Well that is the feeling that courses through my being at this moment.
My resolve to exist in South Africa is about worn to the bone.
Somewhere in a too long flight back to South Africa last week it struck me strange that all I could think of was leaving the delusion for good, again.
I literally sat through hours of wondering how to make sense of a reality that was irrevocably getting the best of me.
Last night I returned to Kimberley to attend the opening of an exhibition on Chief Albert Luthuli at the McGregor Museum.
Hardly anyone showed except for a few staff and museum board members.
No one in the ruling party thought it important in an election year to honor the memory of a past president of their organization and the first African to win the Nobel Peace Prize.
The exhibition is a traveling one and it belongs to the Nelson Mandela Museum which is located in Mandela's birthplace, the village of Qunu in the Eastern Cape.
What struck me strange was that no one expected anyone in the ruling party to attend even though just weeks ago President Zuma stood in the same museum talking loudly about decolonizing museums throughout South Africa.
Is an exhibition on the life of one of the greatest minds in the African National Congress not a decolonizing moment?
I guess not.
The problem with this Spaza shop country is that it represents an historical farce for all the reasons I have opined on here in the 6 or more years that this blog has stood.
|Spaza shop meaning informal/makeshift shop.|
I mentioned the call for a decolonization of museums by the president last night to a respected colleague who said: "That speech was written for him. He has forgotten it by now."
The indifference of this comment is a broad characterization of what most South Africans think and feel about the delusional rainbow.
So why then did I reach the end of my tether today you may ask.
Well it has nothing to do with the exhibition or the museum but rather an incident that happened in a mall parking lot just minutes ago.
I was walking to my car when a young coloured man almost ran me over in his haste to get past me into an exit lane.
For a split moment my mind flashed back to a recent conversation Kim and I had about the courtesy of most Portland drivers.
This fool was not courteous. He saw me put my being in front of him and the exit and he gunned his car in my direction, breaking the law, but getting ahead of me and, thereby, securing for himself one of the metaphorical three slices of stale bread left in all of South Africa.
It is usual here, this narrow grab at anything without consideration for your fellow being. It is a well worn habit that won't just disappear with dreams of a new and humane space.

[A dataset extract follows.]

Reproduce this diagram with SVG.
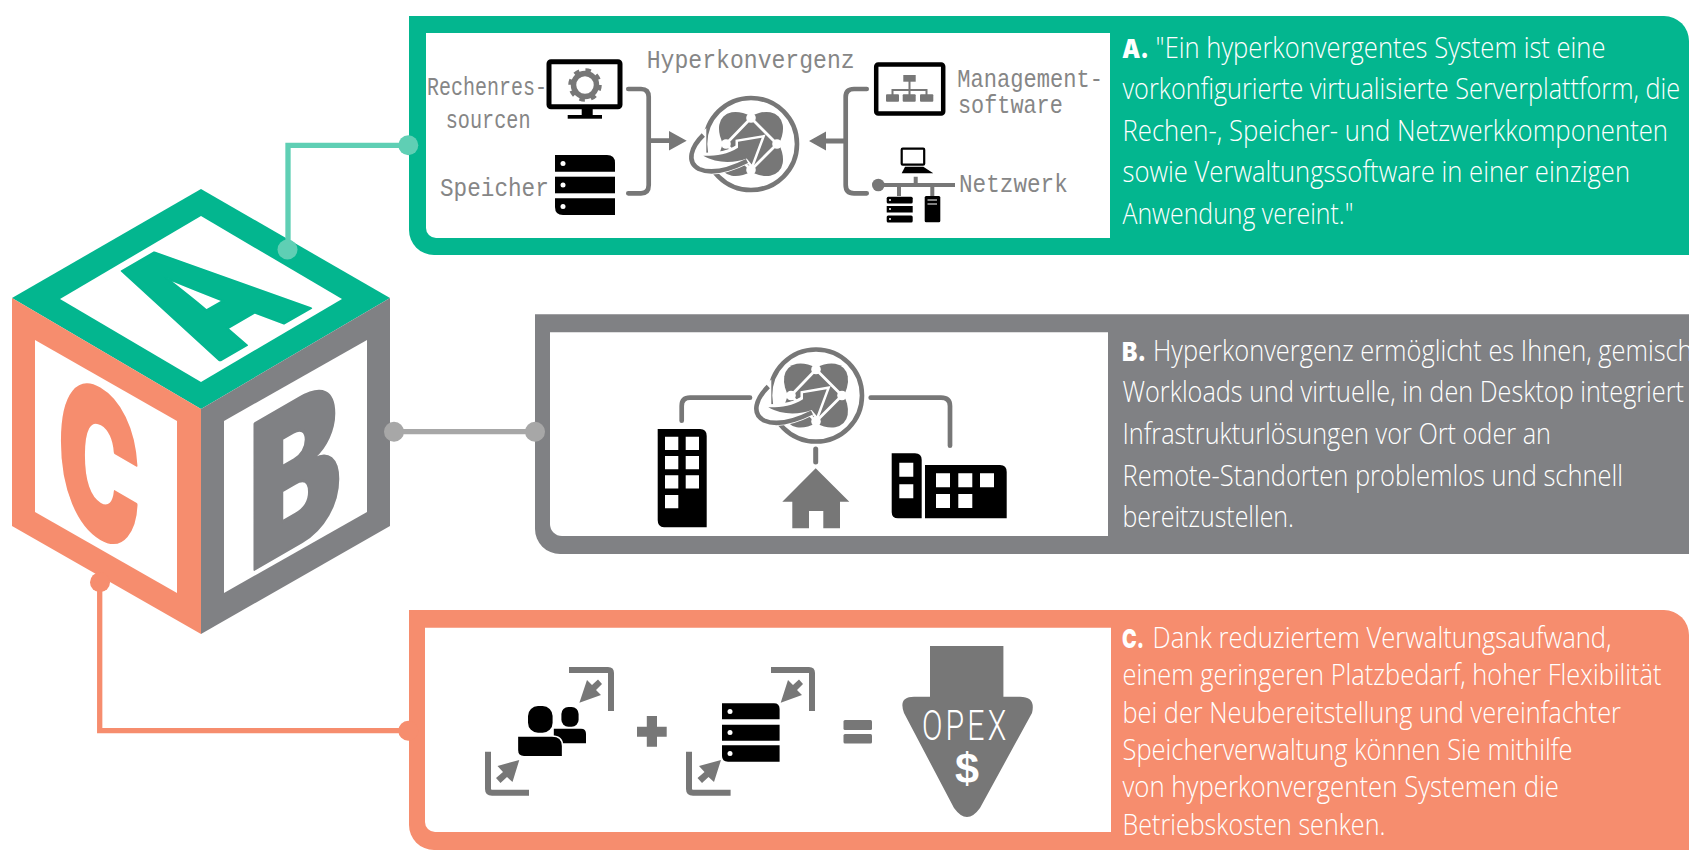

We are as I have said countless times before, a pretend nation of uncouth wannabees; a Spaza reality.
There is very little redeeming value left in the spirit that was supposed to make us more than our vicious past.
We are a vicious present.
Nothing more. Even Desmond Tutu will be hard pressed to disagree with me.
This Spaza shop country has got the best of me.
I give up and will be suing the Dutch government for stealing my ancestors from what is now Malaysia.
I want reparations and a return to my ancestral grounds or just about anywhere else other than this crock.